Exercise requirements:
Copy each line below that contains "matplotlib".

[Records from a data source]
——————

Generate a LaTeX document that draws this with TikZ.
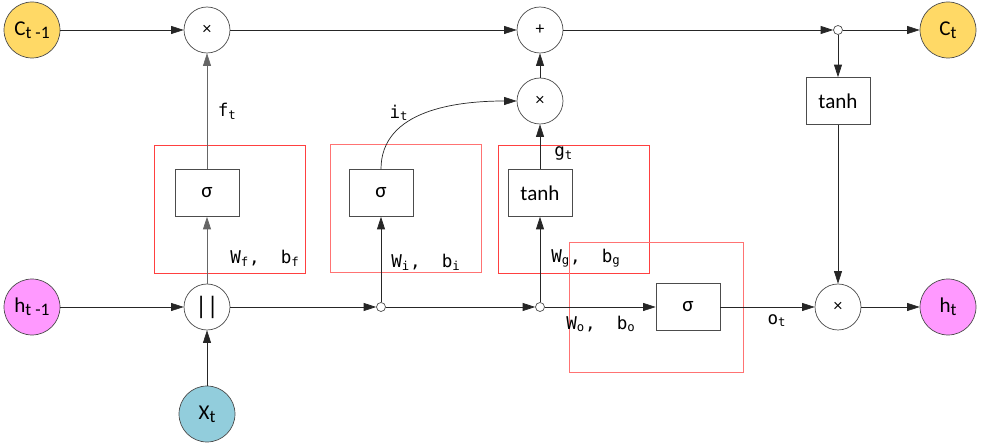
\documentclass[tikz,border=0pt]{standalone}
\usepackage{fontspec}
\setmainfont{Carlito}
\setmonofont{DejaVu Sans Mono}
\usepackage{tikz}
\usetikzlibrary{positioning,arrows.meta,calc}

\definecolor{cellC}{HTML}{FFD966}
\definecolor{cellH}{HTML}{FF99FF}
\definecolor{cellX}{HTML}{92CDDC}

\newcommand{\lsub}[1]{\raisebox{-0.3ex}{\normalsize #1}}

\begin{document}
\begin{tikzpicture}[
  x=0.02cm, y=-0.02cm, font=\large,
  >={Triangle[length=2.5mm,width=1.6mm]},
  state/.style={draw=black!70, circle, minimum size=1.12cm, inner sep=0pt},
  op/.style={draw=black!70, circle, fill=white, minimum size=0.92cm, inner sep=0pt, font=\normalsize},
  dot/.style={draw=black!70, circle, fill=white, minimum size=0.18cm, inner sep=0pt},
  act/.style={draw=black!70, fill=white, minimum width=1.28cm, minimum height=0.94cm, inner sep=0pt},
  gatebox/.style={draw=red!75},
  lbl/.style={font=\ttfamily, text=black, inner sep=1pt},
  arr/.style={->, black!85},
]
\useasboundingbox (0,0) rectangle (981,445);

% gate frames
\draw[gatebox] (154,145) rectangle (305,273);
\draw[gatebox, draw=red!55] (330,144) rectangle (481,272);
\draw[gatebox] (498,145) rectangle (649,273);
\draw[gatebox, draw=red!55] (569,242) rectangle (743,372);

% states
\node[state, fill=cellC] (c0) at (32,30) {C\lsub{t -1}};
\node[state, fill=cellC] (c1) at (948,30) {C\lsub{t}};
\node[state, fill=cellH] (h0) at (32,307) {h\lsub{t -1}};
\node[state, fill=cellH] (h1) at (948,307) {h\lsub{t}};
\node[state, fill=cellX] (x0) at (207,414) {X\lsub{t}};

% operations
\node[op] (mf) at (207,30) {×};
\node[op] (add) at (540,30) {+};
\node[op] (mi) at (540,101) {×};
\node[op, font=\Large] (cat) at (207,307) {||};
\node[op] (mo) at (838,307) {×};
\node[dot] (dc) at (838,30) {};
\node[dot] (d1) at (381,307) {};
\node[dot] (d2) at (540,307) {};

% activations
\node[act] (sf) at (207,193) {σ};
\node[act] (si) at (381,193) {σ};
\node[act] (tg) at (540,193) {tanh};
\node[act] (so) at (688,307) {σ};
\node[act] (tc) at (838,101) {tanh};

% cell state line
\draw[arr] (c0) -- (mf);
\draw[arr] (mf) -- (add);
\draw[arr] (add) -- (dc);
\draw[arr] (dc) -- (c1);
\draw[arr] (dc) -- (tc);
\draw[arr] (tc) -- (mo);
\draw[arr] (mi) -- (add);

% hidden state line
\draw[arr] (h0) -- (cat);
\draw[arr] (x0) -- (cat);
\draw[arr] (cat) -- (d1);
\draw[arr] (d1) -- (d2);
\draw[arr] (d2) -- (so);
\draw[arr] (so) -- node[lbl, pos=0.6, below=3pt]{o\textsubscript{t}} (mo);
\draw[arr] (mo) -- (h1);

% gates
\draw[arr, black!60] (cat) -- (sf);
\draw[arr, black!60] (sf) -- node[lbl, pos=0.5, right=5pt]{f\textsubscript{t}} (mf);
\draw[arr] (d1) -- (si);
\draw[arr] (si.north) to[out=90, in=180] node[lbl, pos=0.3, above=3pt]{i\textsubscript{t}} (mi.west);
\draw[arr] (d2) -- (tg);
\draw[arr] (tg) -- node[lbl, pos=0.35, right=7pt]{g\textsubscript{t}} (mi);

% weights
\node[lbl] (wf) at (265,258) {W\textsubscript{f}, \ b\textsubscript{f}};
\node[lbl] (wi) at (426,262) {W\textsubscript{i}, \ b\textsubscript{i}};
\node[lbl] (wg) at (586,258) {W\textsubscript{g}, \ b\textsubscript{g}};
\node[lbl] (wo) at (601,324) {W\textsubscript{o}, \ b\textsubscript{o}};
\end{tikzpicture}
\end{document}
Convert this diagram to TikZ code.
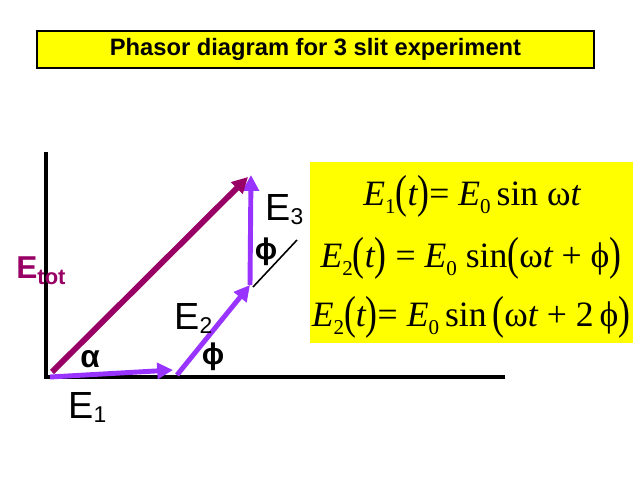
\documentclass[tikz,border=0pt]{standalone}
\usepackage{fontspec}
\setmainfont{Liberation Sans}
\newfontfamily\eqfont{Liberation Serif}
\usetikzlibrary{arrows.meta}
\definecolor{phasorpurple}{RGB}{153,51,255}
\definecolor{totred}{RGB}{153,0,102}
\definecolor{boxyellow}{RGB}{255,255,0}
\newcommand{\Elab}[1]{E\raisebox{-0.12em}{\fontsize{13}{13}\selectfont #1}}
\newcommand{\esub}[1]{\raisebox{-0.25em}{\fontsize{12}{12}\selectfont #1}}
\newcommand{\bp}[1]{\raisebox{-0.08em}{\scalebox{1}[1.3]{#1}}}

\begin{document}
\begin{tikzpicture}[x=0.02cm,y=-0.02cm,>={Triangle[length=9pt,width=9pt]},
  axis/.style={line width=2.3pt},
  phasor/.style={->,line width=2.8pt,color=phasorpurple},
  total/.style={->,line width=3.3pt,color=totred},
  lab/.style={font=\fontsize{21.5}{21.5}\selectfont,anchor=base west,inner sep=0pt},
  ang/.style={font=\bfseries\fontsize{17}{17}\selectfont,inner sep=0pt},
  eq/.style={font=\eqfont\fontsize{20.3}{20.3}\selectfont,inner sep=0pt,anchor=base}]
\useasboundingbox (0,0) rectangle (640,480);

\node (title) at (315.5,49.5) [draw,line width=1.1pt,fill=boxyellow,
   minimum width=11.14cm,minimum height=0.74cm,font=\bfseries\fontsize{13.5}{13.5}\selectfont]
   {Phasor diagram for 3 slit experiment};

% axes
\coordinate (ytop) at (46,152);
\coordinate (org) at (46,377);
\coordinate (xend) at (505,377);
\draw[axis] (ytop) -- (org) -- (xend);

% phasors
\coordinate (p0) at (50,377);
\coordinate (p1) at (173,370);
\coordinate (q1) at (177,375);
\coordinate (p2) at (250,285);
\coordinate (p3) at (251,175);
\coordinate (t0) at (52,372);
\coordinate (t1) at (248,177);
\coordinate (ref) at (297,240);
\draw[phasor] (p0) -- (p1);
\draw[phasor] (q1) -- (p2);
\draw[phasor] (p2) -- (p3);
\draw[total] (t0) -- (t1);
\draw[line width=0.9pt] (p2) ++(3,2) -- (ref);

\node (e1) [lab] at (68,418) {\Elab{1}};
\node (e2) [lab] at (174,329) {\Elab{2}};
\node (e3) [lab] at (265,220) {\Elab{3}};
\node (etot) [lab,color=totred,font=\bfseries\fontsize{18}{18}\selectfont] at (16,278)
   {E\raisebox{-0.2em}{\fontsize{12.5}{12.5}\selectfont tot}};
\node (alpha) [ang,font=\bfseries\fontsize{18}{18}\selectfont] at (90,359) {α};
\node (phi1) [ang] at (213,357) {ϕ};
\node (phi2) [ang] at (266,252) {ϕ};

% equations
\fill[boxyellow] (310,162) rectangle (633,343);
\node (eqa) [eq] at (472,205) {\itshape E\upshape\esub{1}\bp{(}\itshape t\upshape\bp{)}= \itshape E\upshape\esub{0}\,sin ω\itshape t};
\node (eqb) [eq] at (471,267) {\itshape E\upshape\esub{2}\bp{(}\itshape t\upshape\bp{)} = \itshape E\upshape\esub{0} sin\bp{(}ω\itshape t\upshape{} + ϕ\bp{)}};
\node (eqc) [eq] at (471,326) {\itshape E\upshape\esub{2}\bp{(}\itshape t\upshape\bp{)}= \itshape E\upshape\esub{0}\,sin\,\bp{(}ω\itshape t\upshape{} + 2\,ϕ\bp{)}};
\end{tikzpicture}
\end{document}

——————

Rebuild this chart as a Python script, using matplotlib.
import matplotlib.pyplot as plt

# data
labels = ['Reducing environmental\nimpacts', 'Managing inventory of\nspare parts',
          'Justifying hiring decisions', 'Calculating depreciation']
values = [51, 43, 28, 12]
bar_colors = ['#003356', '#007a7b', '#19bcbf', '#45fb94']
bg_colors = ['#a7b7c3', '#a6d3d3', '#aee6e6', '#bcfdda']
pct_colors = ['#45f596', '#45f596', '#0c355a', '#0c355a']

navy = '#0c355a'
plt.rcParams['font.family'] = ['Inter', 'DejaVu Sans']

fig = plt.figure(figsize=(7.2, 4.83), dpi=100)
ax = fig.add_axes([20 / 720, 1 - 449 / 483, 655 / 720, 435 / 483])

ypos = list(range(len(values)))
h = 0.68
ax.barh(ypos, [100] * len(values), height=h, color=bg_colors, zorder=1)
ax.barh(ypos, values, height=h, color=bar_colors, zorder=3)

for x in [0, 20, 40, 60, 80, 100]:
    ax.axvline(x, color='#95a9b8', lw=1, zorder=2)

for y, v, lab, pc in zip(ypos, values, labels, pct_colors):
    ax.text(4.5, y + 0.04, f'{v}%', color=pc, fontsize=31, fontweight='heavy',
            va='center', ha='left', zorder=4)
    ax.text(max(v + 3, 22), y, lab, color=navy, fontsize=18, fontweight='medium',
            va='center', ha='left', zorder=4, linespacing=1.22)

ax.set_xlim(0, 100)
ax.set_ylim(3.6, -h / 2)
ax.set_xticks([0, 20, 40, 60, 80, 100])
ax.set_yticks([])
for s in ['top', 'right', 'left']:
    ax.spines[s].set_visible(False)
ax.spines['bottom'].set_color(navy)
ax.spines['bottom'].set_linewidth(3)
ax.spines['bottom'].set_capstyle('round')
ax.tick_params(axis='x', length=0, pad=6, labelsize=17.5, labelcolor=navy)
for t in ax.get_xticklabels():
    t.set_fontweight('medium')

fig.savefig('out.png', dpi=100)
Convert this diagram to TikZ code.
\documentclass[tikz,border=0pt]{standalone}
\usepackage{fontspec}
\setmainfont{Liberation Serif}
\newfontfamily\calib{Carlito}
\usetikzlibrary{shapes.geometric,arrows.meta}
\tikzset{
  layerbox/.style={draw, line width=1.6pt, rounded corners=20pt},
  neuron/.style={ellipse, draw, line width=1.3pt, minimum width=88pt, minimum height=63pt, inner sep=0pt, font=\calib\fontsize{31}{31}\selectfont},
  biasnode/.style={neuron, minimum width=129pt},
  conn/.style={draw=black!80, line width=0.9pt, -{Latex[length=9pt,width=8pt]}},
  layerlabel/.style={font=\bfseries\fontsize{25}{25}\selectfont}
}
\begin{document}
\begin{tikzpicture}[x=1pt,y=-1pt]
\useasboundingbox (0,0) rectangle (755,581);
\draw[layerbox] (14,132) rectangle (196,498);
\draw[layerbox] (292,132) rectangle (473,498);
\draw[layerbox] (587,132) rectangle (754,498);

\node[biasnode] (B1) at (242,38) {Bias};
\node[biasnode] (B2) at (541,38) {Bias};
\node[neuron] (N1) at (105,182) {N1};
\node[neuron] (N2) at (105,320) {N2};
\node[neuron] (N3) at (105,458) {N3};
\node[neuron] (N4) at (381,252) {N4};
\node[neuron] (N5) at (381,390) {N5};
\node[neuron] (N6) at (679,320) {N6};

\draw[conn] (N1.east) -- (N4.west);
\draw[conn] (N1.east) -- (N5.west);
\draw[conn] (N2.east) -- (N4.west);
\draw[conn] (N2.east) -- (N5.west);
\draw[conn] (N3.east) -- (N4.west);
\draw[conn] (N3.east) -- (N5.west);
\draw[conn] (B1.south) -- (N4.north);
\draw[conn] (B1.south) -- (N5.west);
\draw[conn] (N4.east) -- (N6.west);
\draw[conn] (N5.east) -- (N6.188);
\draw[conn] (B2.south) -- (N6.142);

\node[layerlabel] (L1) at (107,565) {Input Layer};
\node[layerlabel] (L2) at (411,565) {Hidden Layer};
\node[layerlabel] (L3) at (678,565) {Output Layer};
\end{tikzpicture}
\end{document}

——————

Answer in full:
Rebuild this chart as a Python script, using matplotlib.
import matplotlib.pyplot as plt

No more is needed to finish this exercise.